[Code that draws figures]
:::::
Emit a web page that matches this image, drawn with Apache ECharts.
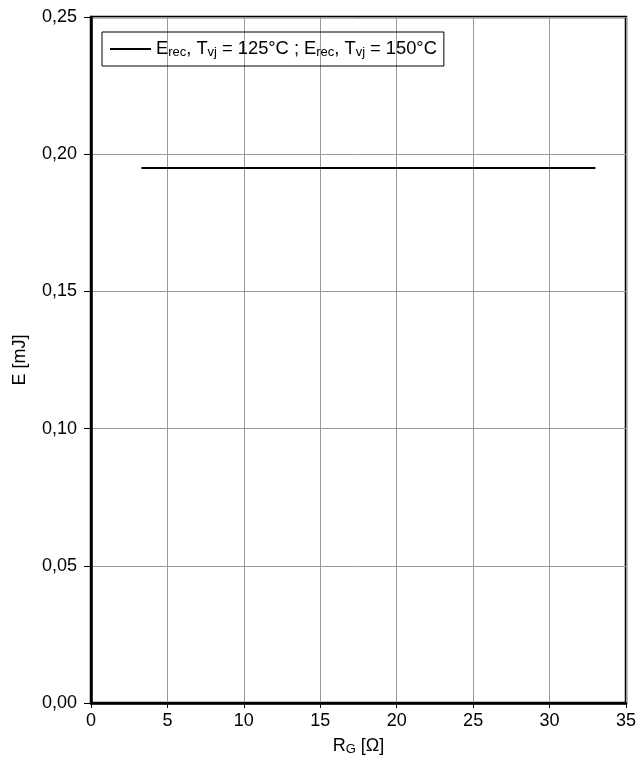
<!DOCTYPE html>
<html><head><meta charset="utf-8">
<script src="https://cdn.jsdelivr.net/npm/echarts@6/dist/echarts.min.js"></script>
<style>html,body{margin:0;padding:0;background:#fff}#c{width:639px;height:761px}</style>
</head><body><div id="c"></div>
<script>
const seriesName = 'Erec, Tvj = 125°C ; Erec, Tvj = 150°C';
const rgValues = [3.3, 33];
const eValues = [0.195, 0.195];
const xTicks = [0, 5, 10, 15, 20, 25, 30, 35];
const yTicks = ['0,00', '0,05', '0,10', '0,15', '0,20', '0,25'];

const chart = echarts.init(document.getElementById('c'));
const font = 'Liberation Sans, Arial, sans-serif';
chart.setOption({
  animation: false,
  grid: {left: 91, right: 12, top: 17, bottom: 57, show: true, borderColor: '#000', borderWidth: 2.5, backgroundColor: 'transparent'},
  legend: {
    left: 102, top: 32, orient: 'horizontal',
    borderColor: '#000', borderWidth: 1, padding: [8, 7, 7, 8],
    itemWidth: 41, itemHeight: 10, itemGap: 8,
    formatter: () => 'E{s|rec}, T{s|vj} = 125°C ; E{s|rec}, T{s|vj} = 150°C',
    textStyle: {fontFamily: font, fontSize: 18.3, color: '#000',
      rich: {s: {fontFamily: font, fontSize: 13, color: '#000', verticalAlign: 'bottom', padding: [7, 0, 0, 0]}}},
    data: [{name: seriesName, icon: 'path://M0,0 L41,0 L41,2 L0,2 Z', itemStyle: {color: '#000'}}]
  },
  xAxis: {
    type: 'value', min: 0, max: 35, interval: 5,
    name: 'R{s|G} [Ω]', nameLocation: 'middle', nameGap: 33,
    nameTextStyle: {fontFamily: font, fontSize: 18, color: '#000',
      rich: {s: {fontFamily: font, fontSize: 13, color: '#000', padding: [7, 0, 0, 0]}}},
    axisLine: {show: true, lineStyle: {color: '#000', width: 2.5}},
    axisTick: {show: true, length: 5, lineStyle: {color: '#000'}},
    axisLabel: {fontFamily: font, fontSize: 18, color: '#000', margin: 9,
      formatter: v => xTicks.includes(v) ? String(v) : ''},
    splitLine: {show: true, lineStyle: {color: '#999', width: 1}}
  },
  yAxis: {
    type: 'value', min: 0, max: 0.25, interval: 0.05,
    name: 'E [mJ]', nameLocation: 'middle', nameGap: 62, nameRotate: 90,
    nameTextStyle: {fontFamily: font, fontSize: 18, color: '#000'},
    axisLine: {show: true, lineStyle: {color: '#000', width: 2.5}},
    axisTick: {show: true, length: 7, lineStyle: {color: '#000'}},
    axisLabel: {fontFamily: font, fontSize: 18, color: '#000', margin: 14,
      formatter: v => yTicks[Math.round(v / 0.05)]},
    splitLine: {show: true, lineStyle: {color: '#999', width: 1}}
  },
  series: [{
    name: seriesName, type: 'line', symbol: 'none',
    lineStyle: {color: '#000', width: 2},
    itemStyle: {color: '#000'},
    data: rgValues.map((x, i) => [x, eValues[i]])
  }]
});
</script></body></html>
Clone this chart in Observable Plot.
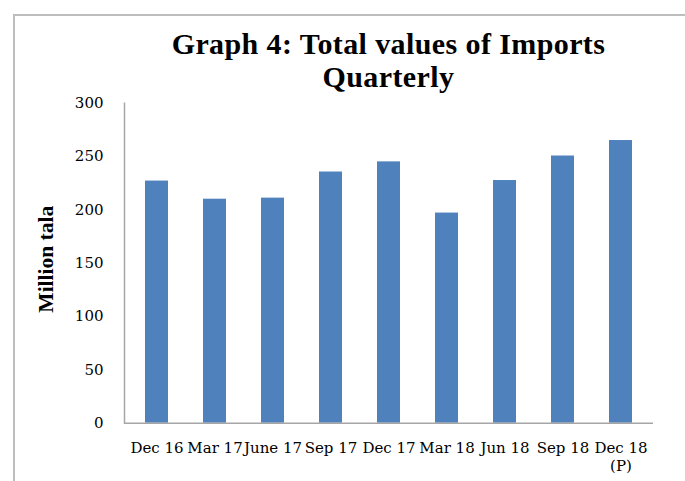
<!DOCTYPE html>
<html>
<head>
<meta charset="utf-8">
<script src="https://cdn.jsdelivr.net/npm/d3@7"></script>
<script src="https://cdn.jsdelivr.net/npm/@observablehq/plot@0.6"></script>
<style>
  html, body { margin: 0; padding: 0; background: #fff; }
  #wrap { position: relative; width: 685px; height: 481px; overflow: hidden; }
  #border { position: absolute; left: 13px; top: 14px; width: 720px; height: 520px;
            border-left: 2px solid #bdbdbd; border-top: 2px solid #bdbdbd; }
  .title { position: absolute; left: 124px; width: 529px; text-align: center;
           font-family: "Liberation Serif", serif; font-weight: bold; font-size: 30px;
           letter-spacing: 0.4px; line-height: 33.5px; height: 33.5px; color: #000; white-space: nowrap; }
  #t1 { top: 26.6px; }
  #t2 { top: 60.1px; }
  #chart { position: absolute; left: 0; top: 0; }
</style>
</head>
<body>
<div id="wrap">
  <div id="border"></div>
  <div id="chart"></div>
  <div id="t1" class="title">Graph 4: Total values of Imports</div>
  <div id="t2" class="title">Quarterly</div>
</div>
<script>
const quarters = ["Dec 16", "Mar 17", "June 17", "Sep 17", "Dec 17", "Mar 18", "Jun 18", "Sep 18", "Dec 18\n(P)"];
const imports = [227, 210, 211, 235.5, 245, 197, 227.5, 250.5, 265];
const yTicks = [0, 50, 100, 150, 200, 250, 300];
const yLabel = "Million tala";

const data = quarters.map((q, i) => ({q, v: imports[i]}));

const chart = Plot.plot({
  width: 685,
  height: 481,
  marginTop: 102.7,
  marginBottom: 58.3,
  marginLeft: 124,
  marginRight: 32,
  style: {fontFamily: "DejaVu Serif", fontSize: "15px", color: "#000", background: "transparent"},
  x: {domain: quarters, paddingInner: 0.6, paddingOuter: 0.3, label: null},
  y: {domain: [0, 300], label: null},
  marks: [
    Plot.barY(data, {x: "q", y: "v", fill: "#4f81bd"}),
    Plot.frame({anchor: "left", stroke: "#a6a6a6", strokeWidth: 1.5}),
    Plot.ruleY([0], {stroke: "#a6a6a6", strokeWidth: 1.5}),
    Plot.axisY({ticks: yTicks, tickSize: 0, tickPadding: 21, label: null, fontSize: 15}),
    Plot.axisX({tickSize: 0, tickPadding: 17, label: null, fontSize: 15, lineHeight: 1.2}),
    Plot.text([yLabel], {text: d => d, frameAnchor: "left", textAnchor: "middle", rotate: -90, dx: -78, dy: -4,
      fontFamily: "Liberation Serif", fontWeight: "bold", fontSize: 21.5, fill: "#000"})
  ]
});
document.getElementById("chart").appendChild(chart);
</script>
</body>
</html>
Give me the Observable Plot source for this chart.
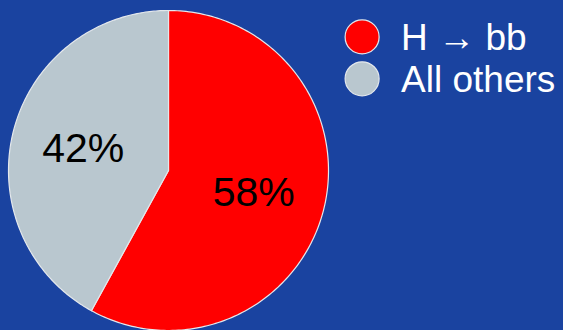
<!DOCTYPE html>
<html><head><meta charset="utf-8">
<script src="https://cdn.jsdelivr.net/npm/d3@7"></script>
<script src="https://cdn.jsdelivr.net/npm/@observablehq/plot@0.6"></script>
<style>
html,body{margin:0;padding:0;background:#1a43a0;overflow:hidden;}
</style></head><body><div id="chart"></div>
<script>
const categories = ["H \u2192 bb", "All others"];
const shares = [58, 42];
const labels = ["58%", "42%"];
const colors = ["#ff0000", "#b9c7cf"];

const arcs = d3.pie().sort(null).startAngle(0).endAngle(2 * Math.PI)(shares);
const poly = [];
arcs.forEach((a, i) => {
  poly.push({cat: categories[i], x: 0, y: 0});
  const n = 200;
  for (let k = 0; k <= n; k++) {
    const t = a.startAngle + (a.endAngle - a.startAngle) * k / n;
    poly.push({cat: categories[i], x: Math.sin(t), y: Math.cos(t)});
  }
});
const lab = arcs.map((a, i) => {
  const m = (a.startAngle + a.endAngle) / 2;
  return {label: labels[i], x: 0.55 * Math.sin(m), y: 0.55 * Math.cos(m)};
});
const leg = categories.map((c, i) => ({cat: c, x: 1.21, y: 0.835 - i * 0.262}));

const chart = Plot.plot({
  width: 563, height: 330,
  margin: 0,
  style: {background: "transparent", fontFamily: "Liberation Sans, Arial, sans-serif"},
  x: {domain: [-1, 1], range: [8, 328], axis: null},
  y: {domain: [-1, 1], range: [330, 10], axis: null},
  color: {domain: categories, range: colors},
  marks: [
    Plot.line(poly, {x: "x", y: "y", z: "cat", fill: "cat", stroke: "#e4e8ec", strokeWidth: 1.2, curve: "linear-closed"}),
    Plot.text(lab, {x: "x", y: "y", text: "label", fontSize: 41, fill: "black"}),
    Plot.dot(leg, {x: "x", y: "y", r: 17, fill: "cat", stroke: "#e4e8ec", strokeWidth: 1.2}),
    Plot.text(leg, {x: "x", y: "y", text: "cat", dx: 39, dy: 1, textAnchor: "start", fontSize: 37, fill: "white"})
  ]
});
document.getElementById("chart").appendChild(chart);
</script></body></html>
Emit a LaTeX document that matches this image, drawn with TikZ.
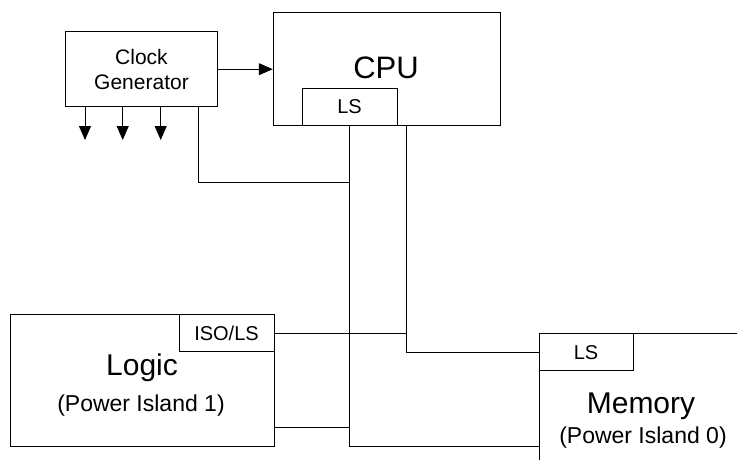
:::::
▶ _Directive_
Retype the line containing "Give me the" and all lines after it through the end of the material, exactly and only those, leaving out pictures.

▶ _Expected answer_
Give me the Observable Plot source for this chart.
<!DOCTYPE html>
<html><head><meta charset="utf-8">
<script src="https://cdn.jsdelivr.net/npm/d3@7"></script>
<script src="https://cdn.jsdelivr.net/npm/@observablehq/plot@0.6"></script>
<style>
html,body{margin:0;padding:0;background:#1a43a0;overflow:hidden;}
</style></head><body><div id="chart"></div>
<script>
const categories = ["H \u2192 bb", "All others"];
const shares = [58, 42];
const labels = ["58%", "42%"];
const colors = ["#ff0000", "#b9c7cf"];

const arcs = d3.pie().sort(null).startAngle(0).endAngle(2 * Math.PI)(shares);
const poly = [];
arcs.forEach((a, i) => {
  poly.push({cat: categories[i], x: 0, y: 0});
  const n = 200;
  for (let k = 0; k <= n; k++) {
    const t = a.startAngle + (a.endAngle - a.startAngle) * k / n;
    poly.push({cat: categories[i], x: Math.sin(t), y: Math.cos(t)});
  }
});
const lab = arcs.map((a, i) => {
  const m = (a.startAngle + a.endAngle) / 2;
  return {label: labels[i], x: 0.55 * Math.sin(m), y: 0.55 * Math.cos(m)};
});
const leg = categories.map((c, i) => ({cat: c, x: 1.21, y: 0.835 - i * 0.262}));

const chart = Plot.plot({
  width: 563, height: 330,
  margin: 0,
  style: {background: "transparent", fontFamily: "Liberation Sans, Arial, sans-serif"},
  x: {domain: [-1, 1], range: [8, 328], axis: null},
  y: {domain: [-1, 1], range: [330, 10], axis: null},
  color: {domain: categories, range: colors},
  marks: [
    Plot.line(poly, {x: "x", y: "y", z: "cat", fill: "cat", stroke: "#e4e8ec", strokeWidth: 1.2, curve: "linear-closed"}),
    Plot.text(lab, {x: "x", y: "y", text: "label", fontSize: 41, fill: "black"}),
    Plot.dot(leg, {x: "x", y: "y", r: 17, fill: "cat", stroke: "#e4e8ec", strokeWidth: 1.2}),
    Plot.text(leg, {x: "x", y: "y", text: "cat", dx: 39, dy: 1, textAnchor: "start", fontSize: 37, fill: "white"})
  ]
});
document.getElementById("chart").appendChild(chart);
</script></body></html>
Emit a LaTeX document that matches this image, drawn with TikZ.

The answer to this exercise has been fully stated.